Fitch hooks up with beautiful scientist Sarah Monroe (former pop star Tiffany) and they promptly fall in love (gee, that’s believable!). Monroe informs Fitch that she and her buddy scientists had been in the process of experimenting with genetic mutations in order to help the food supply for the world’s hungry— ah, such noble scientists— when they accidentally created a genetically mutated piranha— ah, such careless scientists. Not to worry, Sarah and her buddies destroyed the monster piranha, or so they thought. Turns out their deadly creations are on the loose and doubling in size ever few hours. Not only that, but they’re heading for Florida— mega piranhas’ destination of choice for Spring Break— unless Sarah and Fitch can stop them.
And it won’t be easy, because there’s a disgruntled South American Colonel (David Labiosa) who’s out to stop our heroes at every turn, because it seems, that’s what disgruntled South American colonels do.
What I want to know is, if the scientists were working on improving the food supply, what the heck were they doing experimenting on piranhas? I mean, who the hell eats piranhas? — ah, stupid, stupid scientists.
So, that’s the plot. The piranhas get bigger and keep attacking people, Fitch and Sarah invent ways to stop the piranhas from reaching Florida, ways that continually fail because the piranhas do reach Florida, and the evil colonel and his soldiers invent ways to stop Fitch and Sarah, ways that also continually fail, as Fitch and Sarah also make it to Florida.
From start to finish, MEGAPIRANHA is a mega mess.

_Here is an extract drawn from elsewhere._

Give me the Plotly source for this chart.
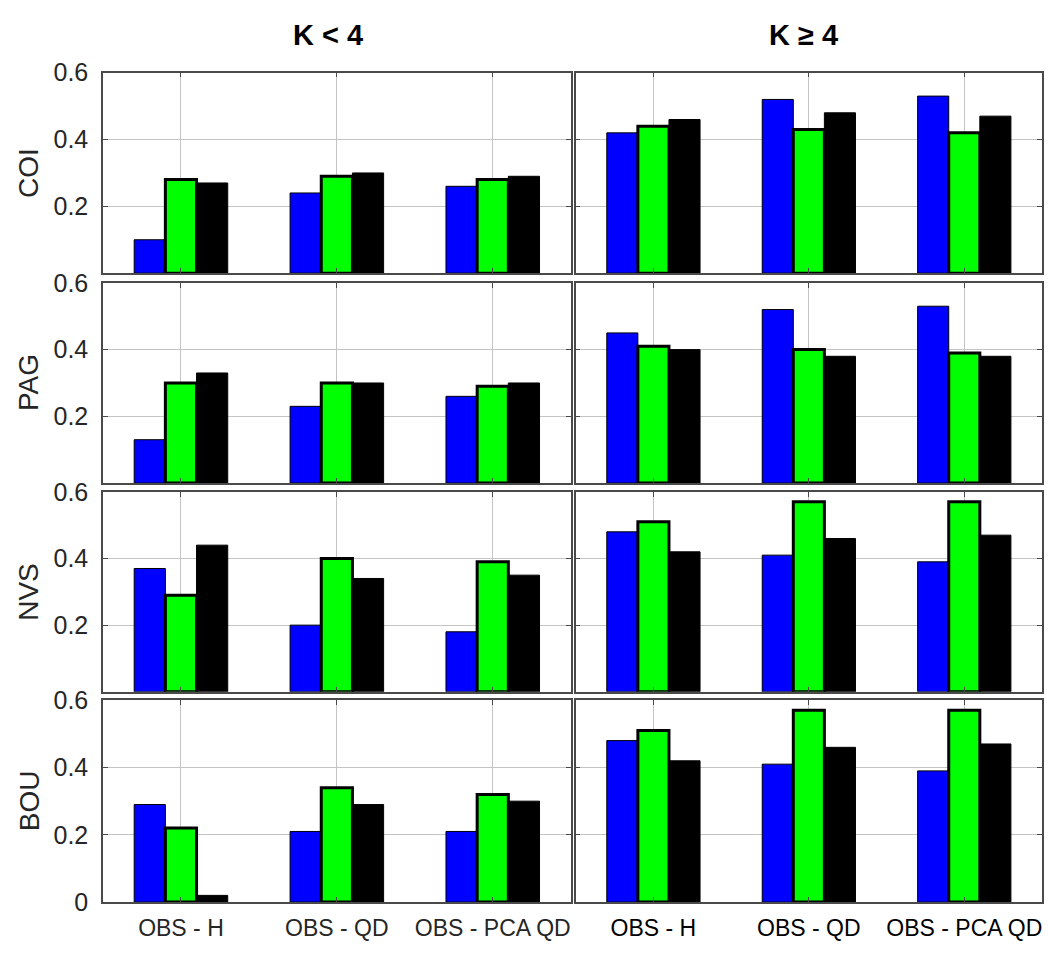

The acting is horrible. Paul Logan as Jason Fitch looks like he should be playing a spoof of his character. He looks like he signed up to star in SCARY MOVIE 23 or something, as if he’s waiting for the script to be funny. As Sarah Monroe, Tiffany is pretty much awful.
Then there’s Barry Williams, Greg Brady himself, as the Secretary of State. Williams isn’t half bad, and he’s actually one of the better actors in the movie. Too bad I don’t believe he’s Secretary of State. That I never bought. Had he been some businessman interested in purchasing giant piranha, yeah, that I could have believed, but Secretary of State? Nope.
And his performance as the Secretary of State isn’t helped by the fact that nearly every time we see him, he’s alone. He’s talking to Fitch on his cell phone in his car; he’s alone. He’s walking along the street talking to Fitch on his cell phone; he’s alone. He’s the friggin Secretary of State! Where’s his entourage? Security personnel? Aides? The press?
That’s really the biggest problem with MEGAPIRANHA. It’s not believable in the least. Sure, I suppose you could argue that a movie about giant piranhas is not supposed to be believable, but it’s no secret, that the best horror films, regardless of their plot, are the ones that make the audience believe in what’s going on. To do that, you need convincing acting, which this movie doesn’t have, good writing, and creative directing, two other things this movie doesn’t have.
MEGAPIRANHA was written and directed by Eric Forsberg, so he gets to take the heat for both the lousy script and weak direction. The screenplay is plain awful, sorry to say. The dialogue is phony and the story just as bad.
Direction? Not very much. There’s not a memorable scene to be found, and the pacing is horrible. It just moves from one scene to another without any sense of dramatic build-up. I thought I was watching a bunch of commercials strewn together. I wasn’t drawn into this story at all.
I hate to be so critical, but in this business I have to call it like I see it, and in this one, I didn’t see much. Maybe Forsberg needs to do more rewrites before he films his next movie.
The CGI special effects are as fake-looking as you would expect in a SyFy movie. I’ve seen better visuals on my screen saver.
Skip MEGAPIRANHA. There’s nothing of value here.
About the only thing this flick is good for is fish bait.